Nous avons vû[1] que les Turingiens de la Germanie, étoient une nation qui avoit eu anciennement sa demeure au de-là de l’Elbe. Dans le cinquiéme siecle, et lorsque les peuples qui habitoient sur la frontiere de l’empire Romain, eurent franchi ses barrieres et deserté leurs propres pays pour occuper son territoire, les nations dont la partie étoit au de-là du pays habité precédemment par les peuples conquérans, s’avancerent dans ce pays abandonné, ou reduit du moins à un petit nombre d’habitans. Elles s’en mirent en possession. Si ce pays abandonné étoit moins cultivé, s’il étoit moins riche en bâtimens, et moins abondant en toute sorte de commodités, que le territoire de l’empire, du moins étoit-il un peu mieux en valeur, et plus rempli de logemens commodes, que les anciennes patries des nations qui s’y transplantoient, parce que ses habitans avoient été long-tems en commerce avec les Romains établis dans le voisinage. Ce fut donc sans doute à la faveur de la transmigration arrivée quand la plûpart des Francs quitterent la Germanie pour venir s’établir dans les Gaules, que nos Turingiens passerent l’Elbe, et qu’ils vinrent de leur côté s’établir sur la gauche de ce fleuve. Suivant les apparences, ce fut aussi pour lors qu’ils s’associerent avec les Varnes et avec les Herules. Nous avons vû que dès les premieres années du sixiéme siecle, ces trois nations étoient déja unies, et qu’elles ne faisoient qu’une même societé.

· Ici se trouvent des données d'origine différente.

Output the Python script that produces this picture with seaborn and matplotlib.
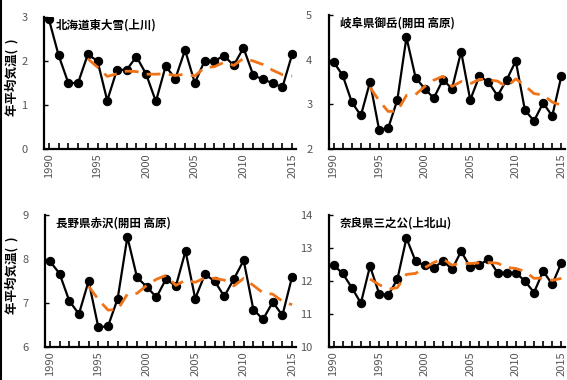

Le peuple composé de ces trois nations s’empara donc d’une partie de l’ancienne France, que ses habitans réduits à un petit nombre d’hommes par le départ de leurs compatriotes qui étoient allés s’établir dans les Gaules, n’étoient plus en état de bien défendre. ç’aura été dans cette occasion que le peuple mêlé, dont nous parlons, aura commis contre les Francs tous les excès de cruauté et de barbarie que lui reproche le roi Thierri dans un discours que nous rapporterons en sa place. Les Turingiens occuperent encore plusieurs pays de la Germanie intérieure, qui d’un côté étoient contigus à l’ancienne France, et de l’autre s’étendoient au de-là de l’Unstrut. Quelles que fussent les bornes de leur monarchie, elle s’étoit accrue aussi promtement dans la Germanie, que la monarchie Françoise s’étoit ac-

  1. Voyez ci-dessus, liv. 2. Ch. 7.